Even though I knew something was wrong with what was happening, I don’t know if I would have ever said anything. Thankfully, though, I didn’t have to. One day, I was bombarded by HR in the bathroom after people started noticing how I became the target of his tasteless talk. She very tactfully began to ask me about what was happening, and her acknowledgement of the wrongdoing was like a breech in the dam of my silence. I began to flood her with the stories I had accumulated from my few months at the office.
She validated me and reassured me that everything would be handled.
Before anything happened to Ross though, I ended up quitting. The experience I had with him made me absolutely hate my job. I felt like I had to be hyperaware of the clothes I wore to work because if my pants were ever too fitted, I knew something would be said. I had to make sure I didn’t eat suggestively or say anything that could be turned into a perverted remark. I found myself having to be the one taking precautionary steps and changing my personal expression to accommodate for him. But that is not how it should be. I shouldn’t feel guilty and dirty for someone else’s actions. But I did.
Maybe he didn’t realize his comments were inappropriate, but I do not follow the “locker room talk” movement where this type of language is accepted. Intentions are irrelevant when someone feels marginalized, and the blame should never be placed on the victim. While I didn’t realize exactly all of these truths while it was happening to me, I see this now in neon brights.

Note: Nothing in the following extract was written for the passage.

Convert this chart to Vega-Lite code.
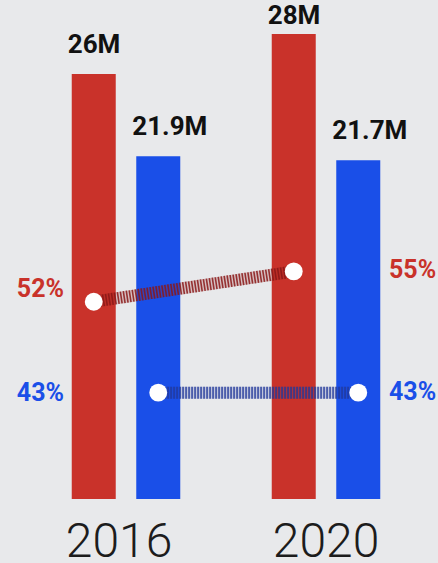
{
  "$schema": "https://vega.github.io/schema/vega-lite/v6.json",
  "width": 438,
  "height": 499,
  "autosize": {"type": "none"},
  "padding": {"top": 0, "left": 0, "right": 0, "bottom": 64},
  "background": "#e8e9eb",
  "config": {"view": {"stroke": null}, "font": "Roboto"},
  "data": {
    "values": [
      {"year": "2016", "party": "Republican", "votes": 26, "vlabel": "26M", "pct": 52, "plabel": "52%"},
      {"year": "2016", "party": "Democratic", "votes": 21.9, "vlabel": "21.9M", "pct": 43, "plabel": "43%"},
      {"year": "2020", "party": "Republican", "votes": 28, "vlabel": "28M", "pct": 55, "plabel": "55%"},
      {"year": "2020", "party": "Democratic", "votes": 21.7, "vlabel": "21.7M", "pct": 43, "plabel": "43%"}
    ]
  },
  "encoding": {
    "x": {
      "field": "year", "type": "nominal",
      "scale": {"range": [26, 426], "paddingInner": 0, "paddingOuter": 0},
      "axis": {"title": null, "ticks": false, "domain": false, "grid": false, "labelAngle": 0,
               "labelFontSize": 48, "labelFontWeight": 300, "labelColor": "#1c1c1c",
               "labelBaseline": "alphabetic", "labelPadding": 57,
               "labelOffset": {"condition": {"test": "datum.value == '2016'", "value": -7}, "value": 0}}
    },
    "xOffset": {
      "field": "party", "type": "nominal",
      "scale": {"domain": ["Republican", "Democratic"], "paddingInner": 0.318, "paddingOuter": 0.709}
    },
    "color": {
      "field": "party", "type": "nominal",
      "scale": {"domain": ["Republican", "Democratic"], "range": ["#c9322a", "#1a4fe8"]},
      "legend": null
    }
  },
  "layer": [
    {
      "encoding": {
        "y": {"field": "votes", "type": "quantitative", "scale": {"domain": [4.78, 29.7]}, "axis": null}
      },
      "layer": [
        {"mark": {"type": "bar"}, "encoding": {"y2": {"datum": 4.78}}},
        {
          "transform": [{"filter": "datum.votes != 28"}],
          "mark": {"type": "text", "align": "left", "baseline": "alphabetic", "dx": -26, "dy": -21,
                   "fontSize": 26, "fontWeight": "bold"},
          "encoding": {"text": {"field": "vlabel"}, "color": {"value": "#111111"}}
        },
        {
          "transform": [{"filter": "datum.votes == 28"}],
          "mark": {"type": "text", "align": "left", "baseline": "alphabetic", "dx": -26, "dy": -10,
                   "fontSize": 26, "fontWeight": "bold"},
          "encoding": {"text": {"field": "vlabel"}, "color": {"value": "#111111"}}
        }
      ]
    },
    {
      "encoding": {
        "y": {"field": "pct", "type": "quantitative", "scale": {"domain": [32.47, 81.87]}, "axis": null}
      },
      "layer": [
        {
          "mark": {"type": "line", "strokeWidth": 12, "opacity": 0.2},
          "encoding": {
            "stroke": {"field": "party", "type": "nominal",
                       "scale": {"domain": ["Republican", "Democratic"], "range": ["#8a1818", "#22389a"]}, "legend": null},
            "color": null
          }
        },
        {
          "mark": {"type": "line", "strokeWidth": 12, "strokeDash": [1.6, 1.4], "opacity": 0.85},
          "encoding": {
            "stroke": {"field": "party", "type": "nominal",
                       "scale": {"domain": ["Republican", "Democratic"], "range": ["#8a1818", "#22389a"]}, "legend": null},
            "color": null
          }
        },
        {
          "mark": {"type": "circle", "size": 320, "opacity": 1},
          "encoding": {"color": {"value": "#ffffff"}}
        },
        {
          "transform": [{"filter": "datum.year == '2016' && datum.party == 'Republican'"}],
          "mark": {"type": "text", "align": "right", "baseline": "middle", "dx": -62, "dy": -13,
                   "fontSize": 25, "fontWeight": "bold"},
          "encoding": {"text": {"field": "plabel"}, "xOffset": null}
        },
        {
          "transform": [{"filter": "datum.year == '2016' && datum.party == 'Democratic'"}],
          "mark": {"type": "text", "align": "right", "baseline": "middle", "dx": -62, "dy": 0,
                   "fontSize": 25, "fontWeight": "bold"},
          "encoding": {"text": {"field": "plabel"}, "xOffset": null}
        },
        {
          "transform": [{"filter": "datum.year == '2020'"}],
          "mark": {"type": "text", "align": "left", "baseline": "middle", "dx": 63, "dy": -1,
                   "fontSize": 25, "fontWeight": "bold"},
          "encoding": {"text": {"field": "plabel"}, "xOffset": null}
        }
      ]
    }
  ],
  "resolve": {"scale": {"y": "independent"}}
}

I am lucky, though. My experience with sexual harassment was very brief and resolved. Some people are tormented with this type of abuse daily and have been for years. But silence is never the answer. My silence was luckily heard from the very observant HR team in the office, but many people will go unnoticed as victims of sexual harassment. I hope that if you are being sexually harassed, you will be inspired to go to someone for help.
And if you are the asshole who sexually harasses people, then I hope you will be inspired to go to hell.